◆ **WHAT IS EXPECTED**: Retype the whole listing, please, keeping every line exact and dropping the pictures.
═════ COLLECTED DATA ═════
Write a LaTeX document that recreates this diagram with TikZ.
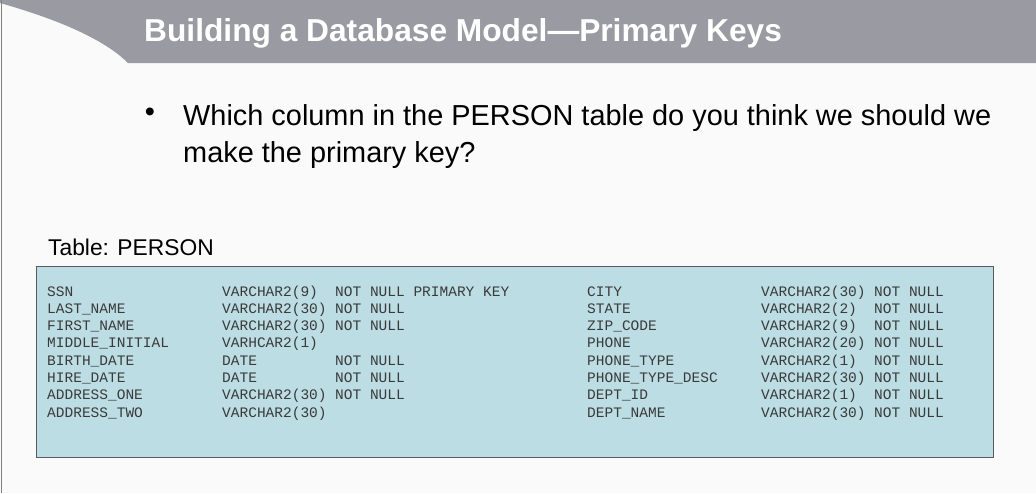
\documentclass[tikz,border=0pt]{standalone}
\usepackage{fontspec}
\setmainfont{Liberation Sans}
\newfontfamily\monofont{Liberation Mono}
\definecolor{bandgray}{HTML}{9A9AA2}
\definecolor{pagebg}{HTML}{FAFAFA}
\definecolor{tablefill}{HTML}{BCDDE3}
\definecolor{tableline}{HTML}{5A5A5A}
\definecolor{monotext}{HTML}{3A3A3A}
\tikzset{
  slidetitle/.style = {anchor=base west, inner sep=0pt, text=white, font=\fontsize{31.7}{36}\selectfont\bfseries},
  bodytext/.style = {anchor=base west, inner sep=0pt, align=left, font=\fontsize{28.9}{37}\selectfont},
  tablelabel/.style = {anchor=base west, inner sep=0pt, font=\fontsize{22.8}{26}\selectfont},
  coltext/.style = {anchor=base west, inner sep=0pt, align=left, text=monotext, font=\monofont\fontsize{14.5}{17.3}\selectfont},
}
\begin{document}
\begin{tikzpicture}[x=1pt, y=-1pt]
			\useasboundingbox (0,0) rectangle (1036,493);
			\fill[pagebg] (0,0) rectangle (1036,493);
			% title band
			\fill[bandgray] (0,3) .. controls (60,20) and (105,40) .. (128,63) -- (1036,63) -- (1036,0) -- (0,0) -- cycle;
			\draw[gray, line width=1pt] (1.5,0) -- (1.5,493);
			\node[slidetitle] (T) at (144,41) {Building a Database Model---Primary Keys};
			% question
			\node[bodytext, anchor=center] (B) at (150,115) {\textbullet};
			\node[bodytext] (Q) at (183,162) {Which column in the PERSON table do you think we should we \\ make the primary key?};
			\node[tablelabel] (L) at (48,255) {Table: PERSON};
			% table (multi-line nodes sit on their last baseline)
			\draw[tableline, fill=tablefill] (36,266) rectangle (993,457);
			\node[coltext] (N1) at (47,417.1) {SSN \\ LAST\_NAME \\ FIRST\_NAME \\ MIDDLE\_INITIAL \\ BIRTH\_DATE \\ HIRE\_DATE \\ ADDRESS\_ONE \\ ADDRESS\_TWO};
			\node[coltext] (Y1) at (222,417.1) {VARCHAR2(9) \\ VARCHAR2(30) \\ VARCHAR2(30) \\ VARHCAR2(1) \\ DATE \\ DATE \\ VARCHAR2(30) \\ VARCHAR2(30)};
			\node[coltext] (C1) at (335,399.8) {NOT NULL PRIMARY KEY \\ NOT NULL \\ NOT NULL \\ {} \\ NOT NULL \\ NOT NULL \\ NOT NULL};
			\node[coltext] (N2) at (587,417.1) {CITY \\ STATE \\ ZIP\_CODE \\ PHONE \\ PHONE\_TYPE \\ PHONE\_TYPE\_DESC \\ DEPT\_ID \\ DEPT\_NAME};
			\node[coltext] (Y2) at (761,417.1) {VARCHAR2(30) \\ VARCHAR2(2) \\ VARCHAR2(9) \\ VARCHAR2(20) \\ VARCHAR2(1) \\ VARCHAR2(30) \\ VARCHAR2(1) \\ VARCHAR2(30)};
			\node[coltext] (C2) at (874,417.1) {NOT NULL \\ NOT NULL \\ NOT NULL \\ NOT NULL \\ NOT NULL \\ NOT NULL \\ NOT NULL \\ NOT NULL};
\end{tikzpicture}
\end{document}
═════
◆ **WRITTEN RESPONSE**:
Write a LaTeX document that recreates this diagram with TikZ.
\documentclass[tikz,border=0pt]{standalone}
\usepackage{fontspec}
\setmainfont{Liberation Sans}
\newfontfamily\monofont{Liberation Mono}
\definecolor{bandgray}{HTML}{9A9AA2}
\definecolor{pagebg}{HTML}{FAFAFA}
\definecolor{tablefill}{HTML}{BCDDE3}
\definecolor{tableline}{HTML}{5A5A5A}
\definecolor{monotext}{HTML}{3A3A3A}
\tikzset{
  slidetitle/.style = {anchor=base west, inner sep=0pt, text=white, font=\fontsize{31.7}{36}\selectfont\bfseries},
  bodytext/.style = {anchor=base west, inner sep=0pt, align=left, font=\fontsize{28.9}{37}\selectfont},
  tablelabel/.style = {anchor=base west, inner sep=0pt, font=\fontsize{22.8}{26}\selectfont},
  coltext/.style = {anchor=base west, inner sep=0pt, align=left, text=monotext, font=\monofont\fontsize{14.5}{17.3}\selectfont},
}
\begin{document}
\begin{tikzpicture}[x=1pt, y=-1pt]
			\useasboundingbox (0,0) rectangle (1036,493);
			\fill[pagebg] (0,0) rectangle (1036,493);
			% title band
			\fill[bandgray] (0,3) .. controls (60,20) and (105,40) .. (128,63) -- (1036,63) -- (1036,0) -- (0,0) -- cycle;
			\draw[gray, line width=1pt] (1.5,0) -- (1.5,493);
			\node[slidetitle] (T) at (144,41) {Building a Database Model---Primary Keys};
			% question
			\node[bodytext, anchor=center] (B) at (150,115) {\textbullet};
			\node[bodytext] (Q) at (183,162) {Which column in the PERSON table do you think we should we \\ make the primary key?};
			\node[tablelabel] (L) at (48,255) {Table: PERSON};
			% table (multi-line nodes sit on their last baseline)
			\draw[tableline, fill=tablefill] (36,266) rectangle (993,457);
			\node[coltext] (N1) at (47,417.1) {SSN \\ LAST\_NAME \\ FIRST\_NAME \\ MIDDLE\_INITIAL \\ BIRTH\_DATE \\ HIRE\_DATE \\ ADDRESS\_ONE \\ ADDRESS\_TWO};
			\node[coltext] (Y1) at (222,417.1) {VARCHAR2(9) \\ VARCHAR2(30) \\ VARCHAR2(30) \\ VARHCAR2(1) \\ DATE \\ DATE \\ VARCHAR2(30) \\ VARCHAR2(30)};
			\node[coltext] (C1) at (335,399.8) {NOT NULL PRIMARY KEY \\ NOT NULL \\ NOT NULL \\ {} \\ NOT NULL \\ NOT NULL \\ NOT NULL};
			\node[coltext] (N2) at (587,417.1) {CITY \\ STATE \\ ZIP\_CODE \\ PHONE \\ PHONE\_TYPE \\ PHONE\_TYPE\_DESC \\ DEPT\_ID \\ DEPT\_NAME};
			\node[coltext] (Y2) at (761,417.1) {VARCHAR2(30) \\ VARCHAR2(2) \\ VARCHAR2(9) \\ VARCHAR2(20) \\ VARCHAR2(1) \\ VARCHAR2(30) \\ VARCHAR2(1) \\ VARCHAR2(30)};
			\node[coltext] (C2) at (874,417.1) {NOT NULL \\ NOT NULL \\ NOT NULL \\ NOT NULL \\ NOT NULL \\ NOT NULL \\ NOT NULL \\ NOT NULL};
\end{tikzpicture}
\end{document}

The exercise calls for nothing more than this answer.